→ PROBLEM TO WORK ON:
Transcribe the listing in full, excluding any pictures.

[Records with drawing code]
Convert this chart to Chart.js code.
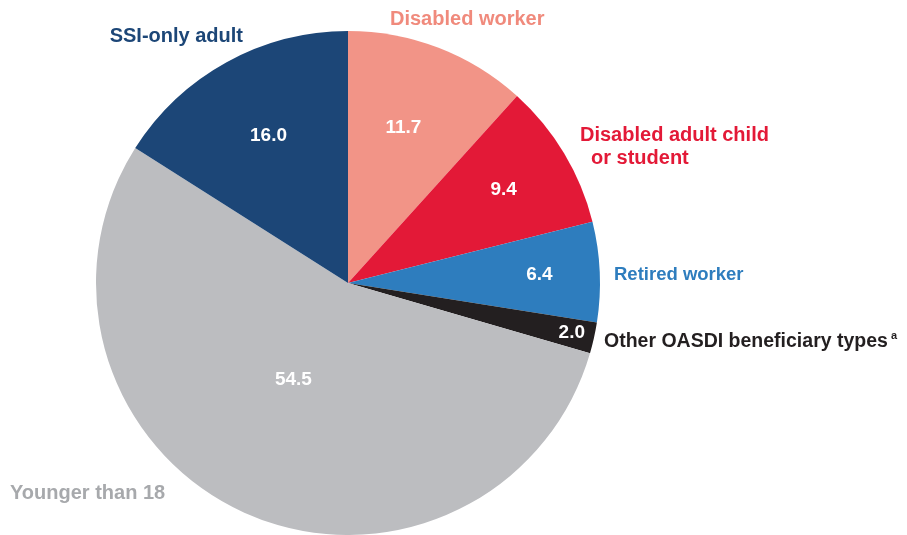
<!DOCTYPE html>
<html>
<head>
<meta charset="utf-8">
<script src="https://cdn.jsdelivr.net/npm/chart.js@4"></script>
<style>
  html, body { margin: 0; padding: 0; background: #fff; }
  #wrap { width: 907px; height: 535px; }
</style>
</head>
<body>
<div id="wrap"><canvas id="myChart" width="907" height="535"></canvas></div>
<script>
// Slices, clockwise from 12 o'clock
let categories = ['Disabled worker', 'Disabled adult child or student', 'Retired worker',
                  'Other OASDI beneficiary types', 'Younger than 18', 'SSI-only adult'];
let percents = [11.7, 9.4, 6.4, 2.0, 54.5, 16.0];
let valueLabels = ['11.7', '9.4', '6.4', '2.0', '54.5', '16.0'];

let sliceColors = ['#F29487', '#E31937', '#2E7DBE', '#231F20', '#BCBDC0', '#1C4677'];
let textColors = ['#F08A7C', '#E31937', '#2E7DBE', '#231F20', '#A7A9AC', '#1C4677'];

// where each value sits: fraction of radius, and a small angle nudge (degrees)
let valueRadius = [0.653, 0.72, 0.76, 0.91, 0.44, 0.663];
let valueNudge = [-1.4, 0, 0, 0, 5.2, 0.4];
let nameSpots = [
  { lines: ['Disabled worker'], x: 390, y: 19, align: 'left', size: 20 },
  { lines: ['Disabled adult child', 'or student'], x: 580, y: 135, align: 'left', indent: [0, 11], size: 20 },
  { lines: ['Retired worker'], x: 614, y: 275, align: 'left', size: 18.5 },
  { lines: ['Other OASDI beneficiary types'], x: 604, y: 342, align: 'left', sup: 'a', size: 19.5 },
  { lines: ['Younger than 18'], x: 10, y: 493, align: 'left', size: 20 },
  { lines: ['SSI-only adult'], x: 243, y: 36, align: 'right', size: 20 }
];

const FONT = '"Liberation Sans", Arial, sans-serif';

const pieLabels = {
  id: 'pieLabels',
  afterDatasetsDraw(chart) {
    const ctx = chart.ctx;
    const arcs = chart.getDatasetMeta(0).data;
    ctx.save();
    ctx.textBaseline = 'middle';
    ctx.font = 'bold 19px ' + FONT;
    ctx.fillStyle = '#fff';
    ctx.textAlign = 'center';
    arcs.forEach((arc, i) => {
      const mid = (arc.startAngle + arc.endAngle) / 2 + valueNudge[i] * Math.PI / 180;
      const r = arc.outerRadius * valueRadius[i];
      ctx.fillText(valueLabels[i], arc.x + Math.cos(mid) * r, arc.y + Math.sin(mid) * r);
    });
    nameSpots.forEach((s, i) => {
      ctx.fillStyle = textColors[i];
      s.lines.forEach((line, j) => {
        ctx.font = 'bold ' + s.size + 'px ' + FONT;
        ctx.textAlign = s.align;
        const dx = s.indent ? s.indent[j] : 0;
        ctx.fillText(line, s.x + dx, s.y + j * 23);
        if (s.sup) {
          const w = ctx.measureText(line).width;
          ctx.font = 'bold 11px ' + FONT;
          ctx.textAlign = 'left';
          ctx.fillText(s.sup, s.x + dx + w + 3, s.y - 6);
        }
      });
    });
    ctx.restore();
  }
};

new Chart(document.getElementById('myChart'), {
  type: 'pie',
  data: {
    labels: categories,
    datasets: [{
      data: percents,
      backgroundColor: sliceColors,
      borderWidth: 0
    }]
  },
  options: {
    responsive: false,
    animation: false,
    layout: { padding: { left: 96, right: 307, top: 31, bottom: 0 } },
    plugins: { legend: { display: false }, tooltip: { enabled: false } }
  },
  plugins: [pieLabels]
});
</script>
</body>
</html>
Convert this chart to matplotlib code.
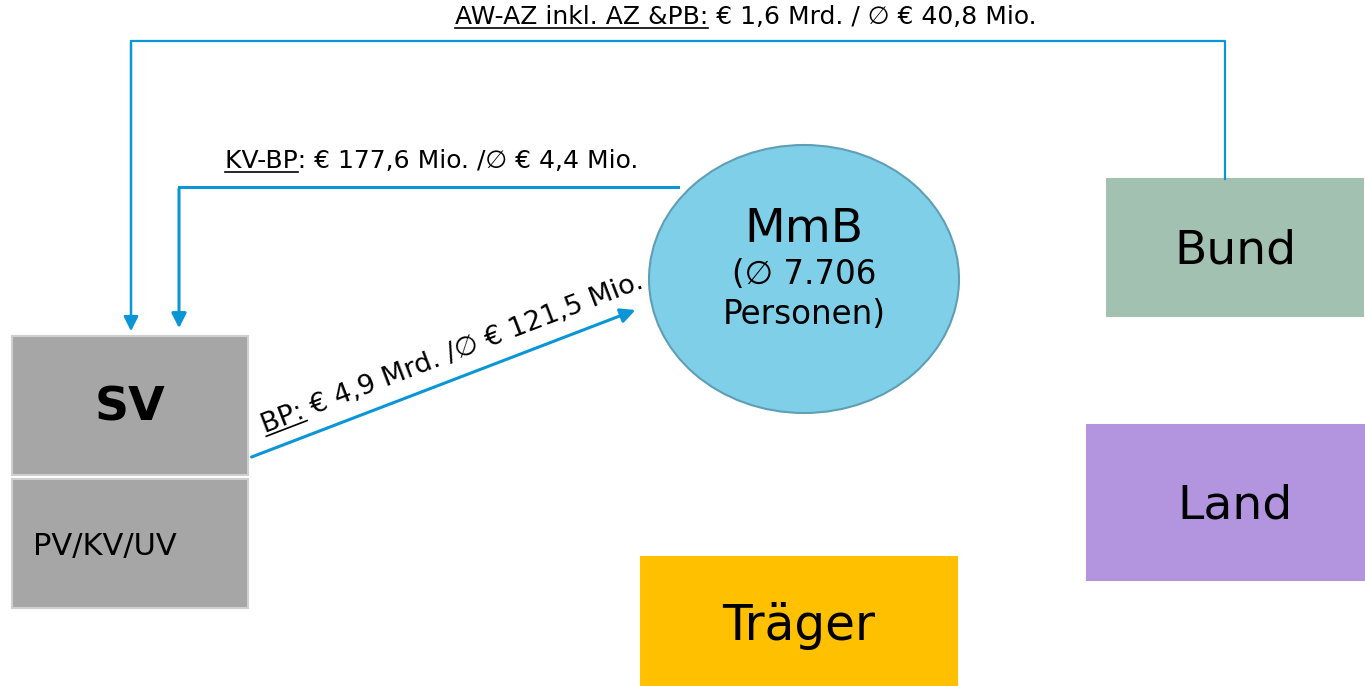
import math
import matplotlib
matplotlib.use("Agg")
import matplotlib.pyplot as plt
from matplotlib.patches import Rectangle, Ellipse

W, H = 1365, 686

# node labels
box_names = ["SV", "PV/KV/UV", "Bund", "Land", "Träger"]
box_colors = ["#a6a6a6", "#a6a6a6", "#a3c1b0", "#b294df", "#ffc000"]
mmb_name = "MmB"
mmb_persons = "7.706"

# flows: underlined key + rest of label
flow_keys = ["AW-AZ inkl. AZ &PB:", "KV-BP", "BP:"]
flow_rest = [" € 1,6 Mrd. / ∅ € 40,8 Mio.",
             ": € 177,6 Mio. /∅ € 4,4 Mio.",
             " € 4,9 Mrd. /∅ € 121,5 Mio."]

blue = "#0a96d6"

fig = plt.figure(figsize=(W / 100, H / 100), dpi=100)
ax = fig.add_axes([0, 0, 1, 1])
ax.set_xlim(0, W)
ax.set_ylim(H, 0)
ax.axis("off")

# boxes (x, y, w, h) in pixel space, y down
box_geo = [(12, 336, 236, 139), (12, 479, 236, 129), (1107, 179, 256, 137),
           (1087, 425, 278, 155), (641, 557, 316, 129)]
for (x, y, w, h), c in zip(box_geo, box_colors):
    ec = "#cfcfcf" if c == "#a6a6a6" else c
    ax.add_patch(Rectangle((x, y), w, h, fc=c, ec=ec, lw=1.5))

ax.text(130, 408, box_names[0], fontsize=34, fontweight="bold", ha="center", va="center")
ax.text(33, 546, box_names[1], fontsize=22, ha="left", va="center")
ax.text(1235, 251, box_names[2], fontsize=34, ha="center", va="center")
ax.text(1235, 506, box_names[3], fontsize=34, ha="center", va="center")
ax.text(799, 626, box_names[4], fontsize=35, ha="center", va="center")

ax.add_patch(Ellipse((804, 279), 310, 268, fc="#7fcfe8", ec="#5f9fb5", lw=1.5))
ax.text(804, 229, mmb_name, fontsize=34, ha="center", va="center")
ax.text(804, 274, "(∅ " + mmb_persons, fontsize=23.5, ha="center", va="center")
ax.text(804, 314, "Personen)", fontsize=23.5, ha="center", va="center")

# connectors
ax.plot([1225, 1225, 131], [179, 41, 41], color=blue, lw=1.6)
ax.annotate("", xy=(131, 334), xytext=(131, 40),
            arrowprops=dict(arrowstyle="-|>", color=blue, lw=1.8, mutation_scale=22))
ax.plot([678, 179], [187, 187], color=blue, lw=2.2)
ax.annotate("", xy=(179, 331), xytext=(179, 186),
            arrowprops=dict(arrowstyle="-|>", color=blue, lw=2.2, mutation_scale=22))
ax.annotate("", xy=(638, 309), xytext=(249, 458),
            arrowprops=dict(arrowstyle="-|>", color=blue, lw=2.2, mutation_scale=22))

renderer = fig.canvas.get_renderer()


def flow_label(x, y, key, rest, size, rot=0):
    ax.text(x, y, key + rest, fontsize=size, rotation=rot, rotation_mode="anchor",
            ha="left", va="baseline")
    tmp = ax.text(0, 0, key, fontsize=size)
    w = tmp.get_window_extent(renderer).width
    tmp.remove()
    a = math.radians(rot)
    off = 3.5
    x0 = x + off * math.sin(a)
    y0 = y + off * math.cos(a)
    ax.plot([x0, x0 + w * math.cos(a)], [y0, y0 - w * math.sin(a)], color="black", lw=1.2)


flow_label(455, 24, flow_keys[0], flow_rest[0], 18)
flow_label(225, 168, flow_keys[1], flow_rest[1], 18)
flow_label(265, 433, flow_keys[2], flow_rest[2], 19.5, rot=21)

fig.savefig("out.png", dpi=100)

→ FULL OUTPUT:
Convert this chart to Chart.js code.
<!DOCTYPE html>
<html>
<head>
<meta charset="utf-8">
<script src="https://cdn.jsdelivr.net/npm/chart.js@4"></script>
<style>
  html, body { margin: 0; padding: 0; background: #fff; }
  #wrap { width: 907px; height: 535px; }
</style>
</head>
<body>
<div id="wrap"><canvas id="myChart" width="907" height="535"></canvas></div>
<script>
// Slices, clockwise from 12 o'clock
let categories = ['Disabled worker', 'Disabled adult child or student', 'Retired worker',
                  'Other OASDI beneficiary types', 'Younger than 18', 'SSI-only adult'];
let percents = [11.7, 9.4, 6.4, 2.0, 54.5, 16.0];
let valueLabels = ['11.7', '9.4', '6.4', '2.0', '54.5', '16.0'];

let sliceColors = ['#F29487', '#E31937', '#2E7DBE', '#231F20', '#BCBDC0', '#1C4677'];
let textColors = ['#F08A7C', '#E31937', '#2E7DBE', '#231F20', '#A7A9AC', '#1C4677'];

// where each value sits: fraction of radius, and a small angle nudge (degrees)
let valueRadius = [0.653, 0.72, 0.76, 0.91, 0.44, 0.663];
let valueNudge = [-1.4, 0, 0, 0, 5.2, 0.4];
let nameSpots = [
  { lines: ['Disabled worker'], x: 390, y: 19, align: 'left', size: 20 },
  { lines: ['Disabled adult child', 'or student'], x: 580, y: 135, align: 'left', indent: [0, 11], size: 20 },
  { lines: ['Retired worker'], x: 614, y: 275, align: 'left', size: 18.5 },
  { lines: ['Other OASDI beneficiary types'], x: 604, y: 342, align: 'left', sup: 'a', size: 19.5 },
  { lines: ['Younger than 18'], x: 10, y: 493, align: 'left', size: 20 },
  { lines: ['SSI-only adult'], x: 243, y: 36, align: 'right', size: 20 }
];

const FONT = '"Liberation Sans", Arial, sans-serif';

const pieLabels = {
  id: 'pieLabels',
  afterDatasetsDraw(chart) {
    const ctx = chart.ctx;
    const arcs = chart.getDatasetMeta(0).data;
    ctx.save();
    ctx.textBaseline = 'middle';
    ctx.font = 'bold 19px ' + FONT;
    ctx.fillStyle = '#fff';
    ctx.textAlign = 'center';
    arcs.forEach((arc, i) => {
      const mid = (arc.startAngle + arc.endAngle) / 2 + valueNudge[i] * Math.PI / 180;
      const r = arc.outerRadius * valueRadius[i];
      ctx.fillText(valueLabels[i], arc.x + Math.cos(mid) * r, arc.y + Math.sin(mid) * r);
    });
    nameSpots.forEach((s, i) => {
      ctx.fillStyle = textColors[i];
      s.lines.forEach((line, j) => {
        ctx.font = 'bold ' + s.size + 'px ' + FONT;
        ctx.textAlign = s.align;
        const dx = s.indent ? s.indent[j] : 0;
        ctx.fillText(line, s.x + dx, s.y + j * 23);
        if (s.sup) {
          const w = ctx.measureText(line).width;
          ctx.font = 'bold 11px ' + FONT;
          ctx.textAlign = 'left';
          ctx.fillText(s.sup, s.x + dx + w + 3, s.y - 6);
        }
      });
    });
    ctx.restore();
  }
};

new Chart(document.getElementById('myChart'), {
  type: 'pie',
  data: {
    labels: categories,
    datasets: [{
      data: percents,
      backgroundColor: sliceColors,
      borderWidth: 0
    }]
  },
  options: {
    responsive: false,
    animation: false,
    layout: { padding: { left: 96, right: 307, top: 31, bottom: 0 } },
    plugins: { legend: { display: false }, tooltip: { enabled: false } }
  },
  plugins: [pieLabels]
});
</script>
</body>
</html>
Convert this chart to matplotlib code.
import math
import matplotlib
matplotlib.use("Agg")
import matplotlib.pyplot as plt
from matplotlib.patches import Rectangle, Ellipse

W, H = 1365, 686

# node labels
box_names = ["SV", "PV/KV/UV", "Bund", "Land", "Träger"]
box_colors = ["#a6a6a6", "#a6a6a6", "#a3c1b0", "#b294df", "#ffc000"]
mmb_name = "MmB"
mmb_persons = "7.706"

# flows: underlined key + rest of label
flow_keys = ["AW-AZ inkl. AZ &PB:", "KV-BP", "BP:"]
flow_rest = [" € 1,6 Mrd. / ∅ € 40,8 Mio.",
             ": € 177,6 Mio. /∅ € 4,4 Mio.",
             " € 4,9 Mrd. /∅ € 121,5 Mio."]

blue = "#0a96d6"

fig = plt.figure(figsize=(W / 100, H / 100), dpi=100)
ax = fig.add_axes([0, 0, 1, 1])
ax.set_xlim(0, W)
ax.set_ylim(H, 0)
ax.axis("off")

# boxes (x, y, w, h) in pixel space, y down
box_geo = [(12, 336, 236, 139), (12, 479, 236, 129), (1107, 179, 256, 137),
           (1087, 425, 278, 155), (641, 557, 316, 129)]
for (x, y, w, h), c in zip(box_geo, box_colors):
    ec = "#cfcfcf" if c == "#a6a6a6" else c
    ax.add_patch(Rectangle((x, y), w, h, fc=c, ec=ec, lw=1.5))

ax.text(130, 408, box_names[0], fontsize=34, fontweight="bold", ha="center", va="center")
ax.text(33, 546, box_names[1], fontsize=22, ha="left", va="center")
ax.text(1235, 251, box_names[2], fontsize=34, ha="center", va="center")
ax.text(1235, 506, box_names[3], fontsize=34, ha="center", va="center")
ax.text(799, 626, box_names[4], fontsize=35, ha="center", va="center")

ax.add_patch(Ellipse((804, 279), 310, 268, fc="#7fcfe8", ec="#5f9fb5", lw=1.5))
ax.text(804, 229, mmb_name, fontsize=34, ha="center", va="center")
ax.text(804, 274, "(∅ " + mmb_persons, fontsize=23.5, ha="center", va="center")
ax.text(804, 314, "Personen)", fontsize=23.5, ha="center", va="center")

# connectors
ax.plot([1225, 1225, 131], [179, 41, 41], color=blue, lw=1.6)
ax.annotate("", xy=(131, 334), xytext=(131, 40),
            arrowprops=dict(arrowstyle="-|>", color=blue, lw=1.8, mutation_scale=22))
ax.plot([678, 179], [187, 187], color=blue, lw=2.2)
ax.annotate("", xy=(179, 331), xytext=(179, 186),
            arrowprops=dict(arrowstyle="-|>", color=blue, lw=2.2, mutation_scale=22))
ax.annotate("", xy=(638, 309), xytext=(249, 458),
            arrowprops=dict(arrowstyle="-|>", color=blue, lw=2.2, mutation_scale=22))

renderer = fig.canvas.get_renderer()


def flow_label(x, y, key, rest, size, rot=0):
    ax.text(x, y, key + rest, fontsize=size, rotation=rot, rotation_mode="anchor",
            ha="left", va="baseline")
    tmp = ax.text(0, 0, key, fontsize=size)
    w = tmp.get_window_extent(renderer).width
    tmp.remove()
    a = math.radians(rot)
    off = 3.5
    x0 = x + off * math.sin(a)
    y0 = y + off * math.cos(a)
    ax.plot([x0, x0 + w * math.cos(a)], [y0, y0 - w * math.sin(a)], color="black", lw=1.2)


flow_label(455, 24, flow_keys[0], flow_rest[0], 18)
flow_label(225, 168, flow_keys[1], flow_rest[1], 18)
flow_label(265, 433, flow_keys[2], flow_rest[2], 19.5, rot=21)

fig.savefig("out.png", dpi=100)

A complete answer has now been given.